April 6th, 2013 at 8:53 AM ^

Excellent post. I will take a what if angle. Year 2000: instate recruiting; Michigan signs legendary problem child, Maurice Seawright, out of OLSM, a kid who wasn't ready for college mentally, though a phenomenal physical talent. At the same time, Michigan missed on two future All Big 12 performers at Mizzou: Arthur Johnson and Ricky Paulding, as well as future college All American, and NBA Lottery pick Chris Kaman

UNCWolverine

April 6th, 2013 at 9:18 AM ^

Very nice post. The one item that jumps off the page for me is Dion Harris playing in Syria, SYRIA?!?

I was at Michigan the same years as you so your post certainly resonates with me.

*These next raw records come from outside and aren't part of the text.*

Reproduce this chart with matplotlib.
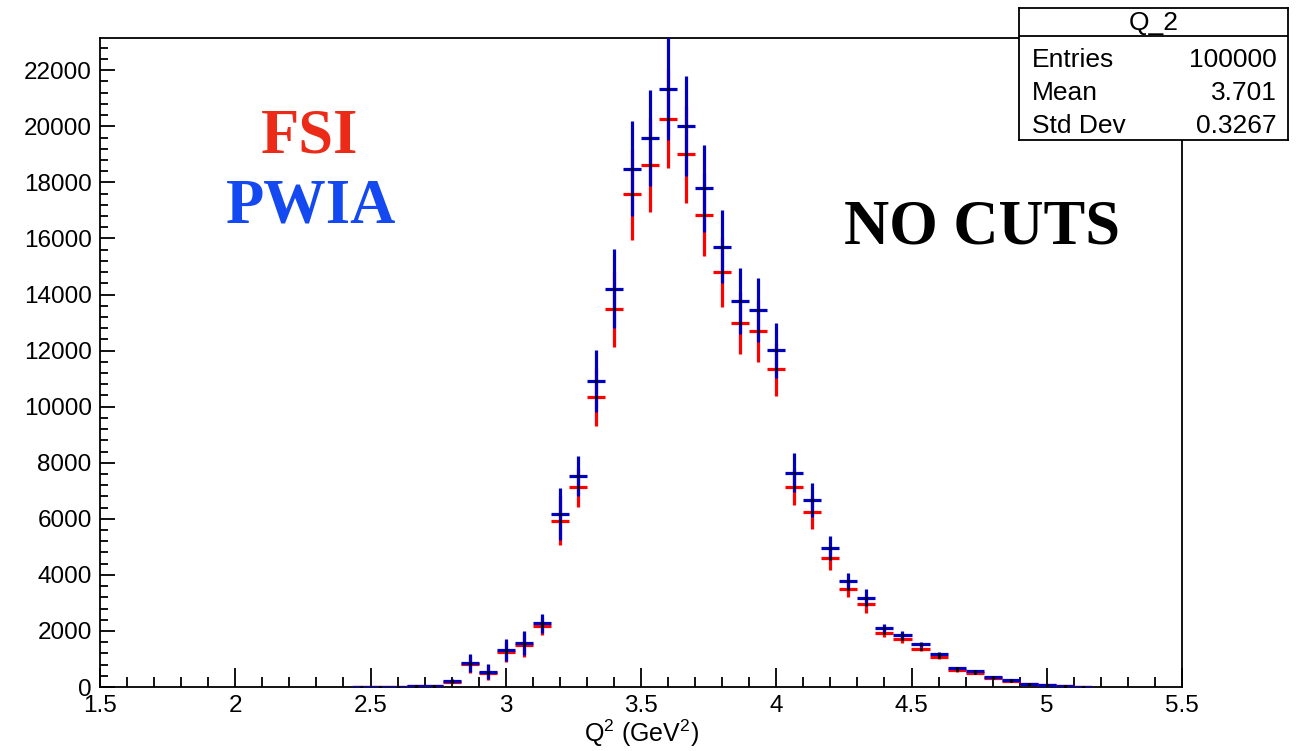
import numpy as np
import matplotlib
matplotlib.use("Agg")
import matplotlib.pyplot as plt
from matplotlib.ticker import MultipleLocator

# Q^2 bin centres (bin width 1/15 GeV^2)
q2 = [2.4667, 2.5333, 2.6, 2.6667, 2.7333, 2.8, 2.8667, 2.9333, 3.0, 3.0667,
      3.1333, 3.2, 3.2667, 3.3333, 3.4, 3.4667, 3.5333, 3.6, 3.6667, 3.7333,
      3.8, 3.8667, 3.9333, 4.0, 4.0667, 4.1333, 4.2, 4.2667, 4.3333, 4.4,
      4.4667, 4.5333, 4.6, 4.6667, 4.7333, 4.8, 4.8667, 4.9333, 5.0, 5.0667,
      5.1333]
bin_width = 1.0 / 15

# PWIA counts and errors
pwia = [8, 12, 15, 22, 45, 210, 860, 545, 1320, 1560,
        2270, 6170, 7520, 10910, 14210, 18490, 19570, 21345, 20000, 17790,
        15700, 13770, 13450, 12010, 7650, 6670, 4970, 3780, 3180, 2110,
        1860, 1520, 1160, 670, 570, 355, 240, 120, 70, 36,
        15]
pwia_err = [5, 6, 8, 10, 20, 60, 310, 275, 380, 435,
            330, 920, 720, 1100, 1400, 1690, 1710, 1845, 1790, 1550,
            1300, 1165, 1155, 990, 680, 595, 430, 275, 300, 150,
            130, 100, 80, 50, 45, 30, 25, 15, 10, 6,
            4]

# FSI counts and errors
fsi = [7, 11, 14, 20, 40, 190, 810, 505, 1250, 1490,
       2180, 5930, 7120, 10350, 13490, 17575, 18620, 20275, 19000, 16850,
       14795, 12980, 12690, 11330, 7140, 6230, 4590, 3480, 2950, 1940,
       1700, 1370, 1060, 600, 510, 320, 210, 100, 60, 30,
       12]
fsi_err = [5, 6, 8, 10, 19, 58, 300, 265, 365, 420,
           320, 866, 690, 1045, 1355, 1615, 1675, 1772, 1736, 1487,
           1258, 1117, 1105, 950, 652, 584, 417, 285, 300, 145,
           125, 95, 75, 48, 43, 28, 24, 14, 9, 5,
           4]

stats_rows = [("Entries", "100000"), ("Mean", "3.701"), ("Std Dev", "0.3267")]

plt.rcParams['font.family'] = ['Liberation Sans', 'DejaVu Sans']
plt.rcParams['mathtext.fontset'] = 'custom'
plt.rcParams['mathtext.rm'] = 'Liberation Sans'

fig = plt.figure(figsize=(13.02, 7.51), dpi=100)
ax = fig.add_axes([100 / 1302, 1 - 687 / 751, 1082 / 1302, 649 / 751])

half = [bin_width / 2] * len(q2)
ax.errorbar(q2, fsi, yerr=fsi_err, xerr=half, fmt='none', ecolor='#ff0000',
            elinewidth=2.3, capsize=0, zorder=3)
ax.errorbar(q2, pwia, yerr=pwia_err, xerr=half, fmt='none', ecolor='#0000c0',
            elinewidth=2.3, capsize=0, zorder=4)
ax.plot(q2, fsi, 'o', color='k', ms=1.2, zorder=5)
ax.plot(q2, pwia, 'o', color='k', ms=1.2, zorder=5)

ax.set_xlim(1.5, 5.5)
ax.set_ylim(0, 23150)
ax.xaxis.set_major_locator(MultipleLocator(0.5))
ax.xaxis.set_minor_locator(MultipleLocator(0.1))
ax.yaxis.set_major_locator(MultipleLocator(2000))
ax.yaxis.set_minor_locator(MultipleLocator(400))
ax.xaxis.set_major_formatter(plt.FuncFormatter(lambda v, p: f"{v:g}"))
ax.tick_params(axis='x', which='major', direction='in', length=14, width=1.3,
               labelsize=17.5, pad=6, top=False)
ax.tick_params(axis='x', which='minor', direction='in', length=7, width=1.3, top=False)
ax.tick_params(axis='y', which='major', direction='in', length=11, width=1.3,
               labelsize=17.5, pad=6, right=False)
ax.tick_params(axis='y', which='minor', direction='in', length=6, width=1.3, right=False)
for s in ax.spines.values():
    s.set_linewidth(1.3)

fig.text(641 / 1302, 1 - 733 / 751, r"Q$^{2}$ (GeV$^{2}$)", ha='center', va='center',
         fontsize=18)

serif = ['Liberation Serif', 'DejaVu Serif']
ax.text(0.194, 0.824, "FSI", transform=ax.transAxes, ha='center', va='baseline',
        fontsize=45, fontweight='bold', family=serif, color='#ec2a18')
ax.text(0.195, 0.716, "PWIA", transform=ax.transAxes, ha='center', va='baseline',
        fontsize=45, fontweight='bold', family=serif, color='#1448f0')
ax.text(0.815, 0.684, "NO CUTS", transform=ax.transAxes, ha='center', va='baseline',
        fontsize=45, fontweight='bold', family=serif, color='black')

# stats box
bx0, bx1, by0, by1 = 1019, 1288, 8, 140
sb = fig.add_axes([bx0 / 1302, 1 - by1 / 751, (bx1 - bx0) / 1302, (by1 - by0) / 751])
sb.set_xlim(bx0, bx1)
sb.set_ylim(by1, by0)
sb.set_xticks([])
sb.set_yticks([])
sb.set_facecolor('white')
for s in sb.spines.values():
    s.set_linewidth(1.3)
sb.axhline(36, color='black', lw=1.3)
sb.text((bx0 + bx1) / 2, 23, "Q_2", ha='center', va='center', fontsize=19)
for i, (name, val) in enumerate(stats_rows):
    yy = 60 + i * 33
    sb.text(1032, yy, name, ha='left', va='center', fontsize=19)
    sb.text(1277, yy, val, ha='right', va='center', fontsize=19)

fig.savefig("out.png", dpi=100)
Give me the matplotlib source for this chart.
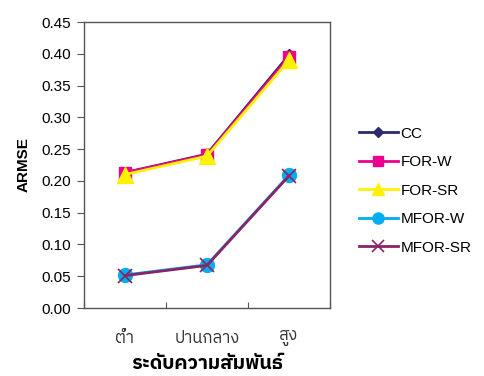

When I decided to attend unc for grad school 12 years ago I didn't realize they would be the only team that would keep me interested into March. It really feels good to see my first love relevant again on the national level.

Boarding my flight to atlanta now. Hope to witness a championship.

Go Blue.

jmblue

April 6th, 2013 at 11:39 AM ^

Most of these leagues don't pay all that well.  You've got to really love the game to play in some of these places.  The top-flight European ones can pay in the upper six figures and possibly seven for a real superstar.   Note that they have a tiered system with promotion/relegation; Stu Douglass is in Spain but not playing in the top league.

In some other places, the league itself might not be great but there might be an individual team or two that pays well (I believe this is true in Israel and Russia). 

Here's a brief rundown on overseas leagues:

http://www.basketball-overseas.com/for_players/best_overseas_basketball…

anwonadell

April 12th, 2013 at 2:53 PM ^

I've always wanted to suggest having a section of the site that tracks our former basketball players and their exploits either in the US or overseas. Maybe we can use this as a base and create a section once we move to the wiki format this summer.